**What you will do**
Carry none of the pictures over; write out the complete data exactly.

**Data section**
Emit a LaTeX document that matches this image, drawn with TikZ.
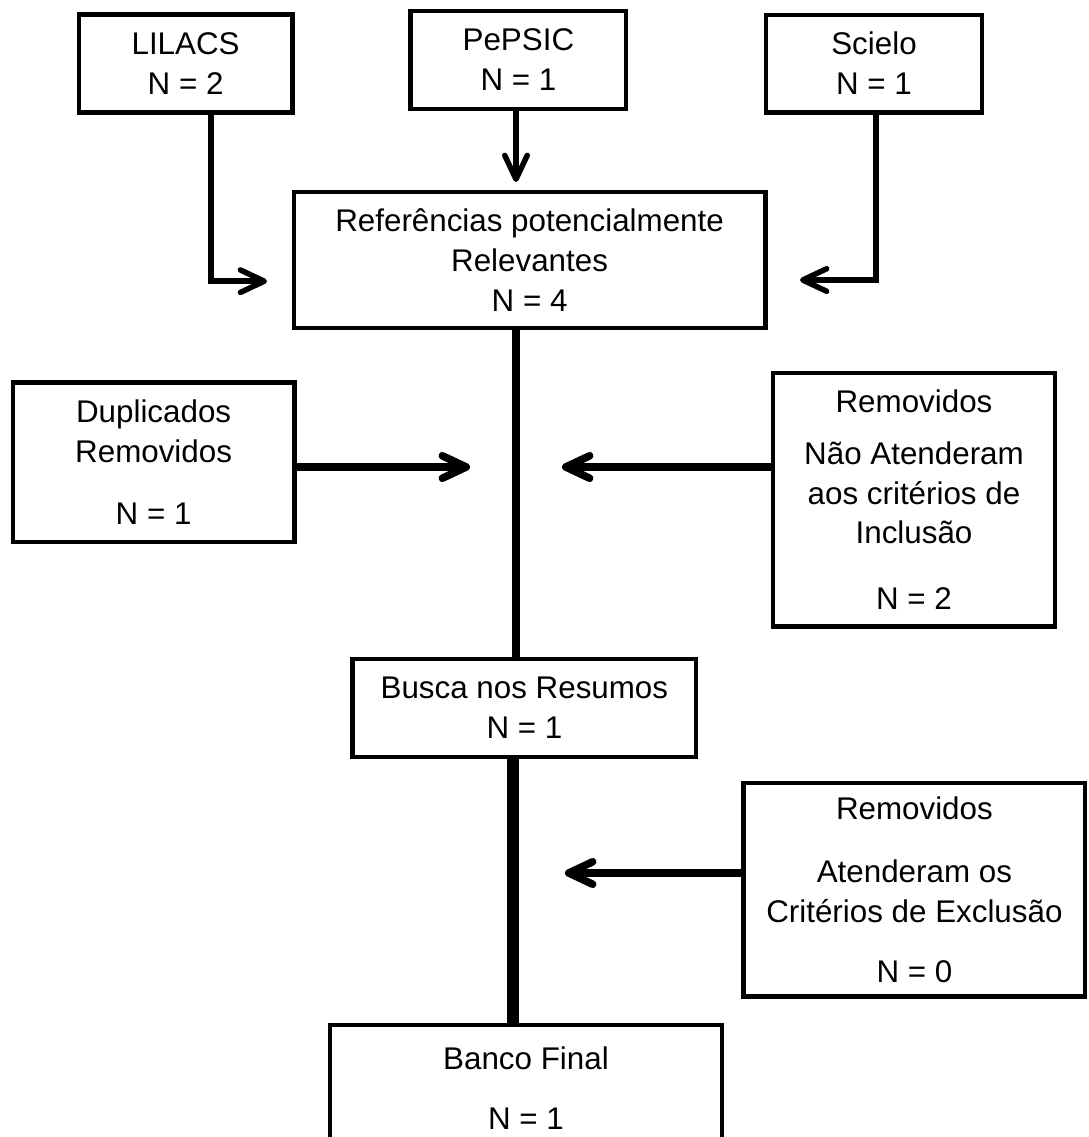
\documentclass[tikz,border=0pt]{standalone}
\usepackage{fontspec}
\setmainfont{Liberation Sans}
\usetikzlibrary{arrows.meta}
\tikzset{
  box/.style={draw, line width=3.3pt, align=center, inner sep=0pt,
    font=\fontsize{22.3}{28.4}\selectfont},
  flow/.style={line width=3.9pt, -{Straight Barb[length=17pt,width=16pt,round]}},
  flowthick/.style={flow, line width=5.4pt},
}
\begin{document}
\begin{tikzpicture}
        \useasboundingbox (0,0) rectangle (27.225,-28.425);

        % bases de dados
        \node[box, minimum width=5.33cm, minimum height=2.45cm] (lilacs) at (4.64,-1.58) {LILACS\\N = 2};
        \node[box, minimum width=5.38cm, minimum height=2.45cm] (pepsic) at (12.96,-1.50) {PePSIC\\N = 1};
        \node[box, minimum width=5.40cm, minimum height=2.43cm] (scielo) at (21.85,-1.59) {Scielo\\N = 1};

        \node[box, minimum width=11.78cm, minimum height=3.40cm] (ref) at (13.24,-6.50) {Refer\^encias potencialmente\\Relevantes\\N = 4};

        % removidos
        \node[box, minimum width=7.03cm, minimum height=3.98cm] (dup) at (3.84,-11.56) {Duplicados\\Removidos\\[15.6pt]N = 1};
        \node[box, minimum width=7.05cm, minimum height=6.33cm] (remA) at (22.85,-12.49) {Removidos\\[8.5pt]Não Atenderam\\aos critérios de\\Inclusão\\[18.4pt]N = 2};

        \node[box, minimum width=8.58cm, minimum height=2.45cm] (busca) at (13.11,-17.70) {Busca nos Resumos\\N = 1};
        \node[box, minimum width=8.53cm, minimum height=5.33cm] (remB) at (22.86,-22.24) {Removidos\\[17pt]Atenderam os\\Critérios de Exclusão\\[14pt]N = 0};

        \node[box, minimum width=9.80cm, minimum height=3.15cm] (banco) at (13.15,-27.20) {Banco Final\\[14pt]N = 1};

        % pontos das setas
        \coordinate (lbend) at (5.275,-7.03);
        \coordinate (ltip) at (6.675,-7.03);
        \coordinate (sbend) at (21.9,-7.0);
        \coordinate (stip) at (20.0,-7.0);
        \coordinate (ptip) at (12.9,-4.55);
        \coordinate (uptrunk) at (12.9,0);
        \coordinate (lowtrunk) at (12.83,0);
        \coordinate (duptip) at (11.75,-11.675);
        \coordinate (remAtip) at (14.05,-11.675);
        \coordinate (remBtip) at (14.125,-21.825);

        \draw[flow] (lilacs.south -| lbend) -- (lbend) -- (ltip);
        \draw[flow] (pepsic.south -| ptip) -- (ptip);
        \draw[flow] (scielo.south -| sbend) -- (sbend) -- (stip);

        \draw[line width=5.3pt] (ref.south -| uptrunk) -- (busca.north -| uptrunk);
        \draw[line width=8.3pt] (busca.south -| lowtrunk) -- (banco.north -| lowtrunk);

        \draw[flowthick] (dup.east |- duptip) -- (duptip);
        \draw[flowthick] (remA.west |- remAtip) -- (remAtip);
        \draw[flowthick] (remB.west |- remBtip) -- (remBtip);
\end{tikzpicture}
\end{document}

**Exercise response**
Emit a LaTeX document that matches this image, drawn with TikZ.
\documentclass[tikz,border=0pt]{standalone}
\usepackage{fontspec}
\setmainfont{Liberation Sans}
\usetikzlibrary{arrows.meta}
\tikzset{
  box/.style={draw, line width=3.3pt, align=center, inner sep=0pt,
    font=\fontsize{22.3}{28.4}\selectfont},
  flow/.style={line width=3.9pt, -{Straight Barb[length=17pt,width=16pt,round]}},
  flowthick/.style={flow, line width=5.4pt},
}
\begin{document}
\begin{tikzpicture}
        \useasboundingbox (0,0) rectangle (27.225,-28.425);

        % bases de dados
        \node[box, minimum width=5.33cm, minimum height=2.45cm] (lilacs) at (4.64,-1.58) {LILACS\\N = 2};
        \node[box, minimum width=5.38cm, minimum height=2.45cm] (pepsic) at (12.96,-1.50) {PePSIC\\N = 1};
        \node[box, minimum width=5.40cm, minimum height=2.43cm] (scielo) at (21.85,-1.59) {Scielo\\N = 1};

        \node[box, minimum width=11.78cm, minimum height=3.40cm] (ref) at (13.24,-6.50) {Refer\^encias potencialmente\\Relevantes\\N = 4};

        % removidos
        \node[box, minimum width=7.03cm, minimum height=3.98cm] (dup) at (3.84,-11.56) {Duplicados\\Removidos\\[15.6pt]N = 1};
        \node[box, minimum width=7.05cm, minimum height=6.33cm] (remA) at (22.85,-12.49) {Removidos\\[8.5pt]Não Atenderam\\aos critérios de\\Inclusão\\[18.4pt]N = 2};

        \node[box, minimum width=8.58cm, minimum height=2.45cm] (busca) at (13.11,-17.70) {Busca nos Resumos\\N = 1};
        \node[box, minimum width=8.53cm, minimum height=5.33cm] (remB) at (22.86,-22.24) {Removidos\\[17pt]Atenderam os\\Critérios de Exclusão\\[14pt]N = 0};

        \node[box, minimum width=9.80cm, minimum height=3.15cm] (banco) at (13.15,-27.20) {Banco Final\\[14pt]N = 1};

        % pontos das setas
        \coordinate (lbend) at (5.275,-7.03);
        \coordinate (ltip) at (6.675,-7.03);
        \coordinate (sbend) at (21.9,-7.0);
        \coordinate (stip) at (20.0,-7.0);
        \coordinate (ptip) at (12.9,-4.55);
        \coordinate (uptrunk) at (12.9,0);
        \coordinate (lowtrunk) at (12.83,0);
        \coordinate (duptip) at (11.75,-11.675);
        \coordinate (remAtip) at (14.05,-11.675);
        \coordinate (remBtip) at (14.125,-21.825);

        \draw[flow] (lilacs.south -| lbend) -- (lbend) -- (ltip);
        \draw[flow] (pepsic.south -| ptip) -- (ptip);
        \draw[flow] (scielo.south -| sbend) -- (sbend) -- (stip);

        \draw[line width=5.3pt] (ref.south -| uptrunk) -- (busca.north -| uptrunk);
        \draw[line width=8.3pt] (busca.south -| lowtrunk) -- (banco.north -| lowtrunk);

        \draw[flowthick] (dup.east |- duptip) -- (duptip);
        \draw[flowthick] (remA.west |- remAtip) -- (remAtip);
        \draw[flowthick] (remB.west |- remBtip) -- (remBtip);
\end{tikzpicture}
\end{document}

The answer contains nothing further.